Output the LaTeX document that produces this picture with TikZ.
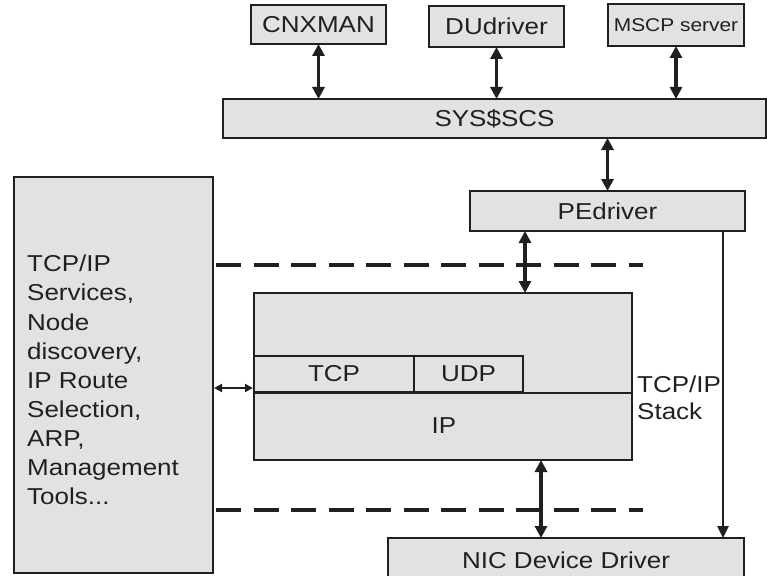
\documentclass[tikz,border=0pt]{standalone}
\usepackage{fontspec}
\setmainfont{Liberation Sans}[FakeStretch=1.13]
\usetikzlibrary{arrows.meta}
\definecolor{boxfill}{HTML}{E1E2E4}
\definecolor{ink}{HTML}{231F20}
\begin{document}
\begin{tikzpicture}[x=1pt,y=-1pt,
  box/.style={draw=ink, fill=boxfill, line width=2pt, inner sep=0pt, anchor=north west,
    font=\fontsize{23}{28}\selectfont, text=ink},
  lbl/.style={inner sep=0pt, text=ink, font=\fontsize{23}{28}\selectfont},
  dbl/.style={draw=ink, line width=3.2pt, {Triangle[length=12pt,width=12pt]}-{Triangle[length=12pt,width=12pt]}, shorten <=-1pt, shorten >=-1pt},
  sgl/.style={draw=ink, line width=2.6pt, -{Triangle[length=12pt,width=11pt]}, shorten >=-1pt},
  thin/.style={draw=ink, line width=2pt, {Triangle[length=8pt,width=8pt]}-{Triangle[length=8pt,width=8pt]}},
  dashline/.style={draw=ink, line width=3.4pt, dash pattern=on 25pt off 12.5pt},
]
\clip (0,0) rectangle (767,575);
\fill[white] (0,0) rectangle (767,575);

% top row
\node[box, minimum width=135pt, minimum height=39pt] (cnx) at (250,4) {CNXMAN};
\node[box, minimum width=135pt, minimum height=41pt] (du) at (428,5) {DUdriver};
\node[box, minimum width=136pt, minimum height=42pt, font=\fontsize{18.5}{22}\selectfont] (mscp) at (607,3) {MSCP server};
\node[box, minimum width=543pt, minimum height=39pt] (sys) at (222,98) {SYS\$SCS};
\node[box, minimum width=275pt, minimum height=40pt] (pe) at (469,190) {PEdriver};

% left services box
\node[box, minimum width=199pt, minimum height=396pt] (svc) at (13,176) {};
\node[lbl, anchor=north west, align=left, font=\fontsize{23}{29.1}\selectfont] (svctext) at (27,255)
  {TCP/IP\\Services,\\Node\\discovery,\\IP Route\\Selection,\\ARP,\\Management\\Tools...};

% TCP/IP stack
\node[box, minimum width=378pt, minimum height=167pt] (stack) at (253,292) {};
\node[box, minimum width=160pt, minimum height=36pt] (tcp) at (253,355) {TCP};
\node[box, minimum width=109pt, minimum height=36pt] (udp) at (413,355) {UDP};
\draw[ink, line width=2pt] (stack.west |- tcp.south) -- (stack.east |- tcp.south);
\node[lbl] (ip) at (444,426) {IP};
\node[lbl, anchor=north west, align=left, font=\fontsize{23}{26.5}\selectfont] (stacklbl) at (637,376) {TCP/IP\\Stack};

% NIC
\node[box, minimum width=356pt, minimum height=44pt] (nic) at (387,537) {NIC Device Driver};

% dashed boundaries
\coordinate (dtop) at (643,265);
\coordinate (dbot) at (643,510);
\draw[dashline] (svc.east |- dtop) ++(2,0) -- (dtop);
\draw[dashline] (svc.east |- dbot) ++(2,0) -- (dbot);

% connectors
\draw[dbl] (cnx.south) -- (cnx.south |- sys.north);
\draw[dbl] (du.south) -- (du.south |- sys.north);
\draw[dbl] (mscp.south) -- (mscp.south |- sys.north);
\draw[dbl] (pe.north) -- (pe.north |- sys.south);
\coordinate (xa) at (525,0);
\draw[dbl] (pe.south -| xa) -- (stack.north -| xa);
\coordinate (xb) at (541,0);
\draw[dbl] (stack.south -| xb) -- (nic.north -| xb);
\coordinate (xc) at (723,0);
\draw[sgl] (pe.south -| xc) -- (nic.north -| xc);
\coordinate (yl) at (0,388);
\draw[thin] (svc.east |- yl) -- (stack.west |- yl);
\end{tikzpicture}
\end{document}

■ ■ ■ ■

* _YOUR TASK_
Transcribe the whole listing exactly. Pictures are excluded.

* _THE SOLUTION_
Output the LaTeX document that produces this picture with TikZ.
\documentclass[tikz,border=0pt]{standalone}
\usepackage{fontspec}
\setmainfont{Liberation Sans}[FakeStretch=1.13]
\usetikzlibrary{arrows.meta}
\definecolor{boxfill}{HTML}{E1E2E4}
\definecolor{ink}{HTML}{231F20}
\begin{document}
\begin{tikzpicture}[x=1pt,y=-1pt,
  box/.style={draw=ink, fill=boxfill, line width=2pt, inner sep=0pt, anchor=north west,
    font=\fontsize{23}{28}\selectfont, text=ink},
  lbl/.style={inner sep=0pt, text=ink, font=\fontsize{23}{28}\selectfont},
  dbl/.style={draw=ink, line width=3.2pt, {Triangle[length=12pt,width=12pt]}-{Triangle[length=12pt,width=12pt]}, shorten <=-1pt, shorten >=-1pt},
  sgl/.style={draw=ink, line width=2.6pt, -{Triangle[length=12pt,width=11pt]}, shorten >=-1pt},
  thin/.style={draw=ink, line width=2pt, {Triangle[length=8pt,width=8pt]}-{Triangle[length=8pt,width=8pt]}},
  dashline/.style={draw=ink, line width=3.4pt, dash pattern=on 25pt off 12.5pt},
]
\clip (0,0) rectangle (767,575);
\fill[white] (0,0) rectangle (767,575);

% top row
\node[box, minimum width=135pt, minimum height=39pt] (cnx) at (250,4) {CNXMAN};
\node[box, minimum width=135pt, minimum height=41pt] (du) at (428,5) {DUdriver};
\node[box, minimum width=136pt, minimum height=42pt, font=\fontsize{18.5}{22}\selectfont] (mscp) at (607,3) {MSCP server};
\node[box, minimum width=543pt, minimum height=39pt] (sys) at (222,98) {SYS\$SCS};
\node[box, minimum width=275pt, minimum height=40pt] (pe) at (469,190) {PEdriver};

% left services box
\node[box, minimum width=199pt, minimum height=396pt] (svc) at (13,176) {};
\node[lbl, anchor=north west, align=left, font=\fontsize{23}{29.1}\selectfont] (svctext) at (27,255)
  {TCP/IP\\Services,\\Node\\discovery,\\IP Route\\Selection,\\ARP,\\Management\\Tools...};

% TCP/IP stack
\node[box, minimum width=378pt, minimum height=167pt] (stack) at (253,292) {};
\node[box, minimum width=160pt, minimum height=36pt] (tcp) at (253,355) {TCP};
\node[box, minimum width=109pt, minimum height=36pt] (udp) at (413,355) {UDP};
\draw[ink, line width=2pt] (stack.west |- tcp.south) -- (stack.east |- tcp.south);
\node[lbl] (ip) at (444,426) {IP};
\node[lbl, anchor=north west, align=left, font=\fontsize{23}{26.5}\selectfont] (stacklbl) at (637,376) {TCP/IP\\Stack};

% NIC
\node[box, minimum width=356pt, minimum height=44pt] (nic) at (387,537) {NIC Device Driver};

% dashed boundaries
\coordinate (dtop) at (643,265);
\coordinate (dbot) at (643,510);
\draw[dashline] (svc.east |- dtop) ++(2,0) -- (dtop);
\draw[dashline] (svc.east |- dbot) ++(2,0) -- (dbot);

% connectors
\draw[dbl] (cnx.south) -- (cnx.south |- sys.north);
\draw[dbl] (du.south) -- (du.south |- sys.north);
\draw[dbl] (mscp.south) -- (mscp.south |- sys.north);
\draw[dbl] (pe.north) -- (pe.north |- sys.south);
\coordinate (xa) at (525,0);
\draw[dbl] (pe.south -| xa) -- (stack.north -| xa);
\coordinate (xb) at (541,0);
\draw[dbl] (stack.south -| xb) -- (nic.north -| xb);
\coordinate (xc) at (723,0);
\draw[sgl] (pe.south -| xc) -- (nic.north -| xc);
\coordinate (yl) at (0,388);
\draw[thin] (svc.east |- yl) -- (stack.west |- yl);
\end{tikzpicture}
\end{document}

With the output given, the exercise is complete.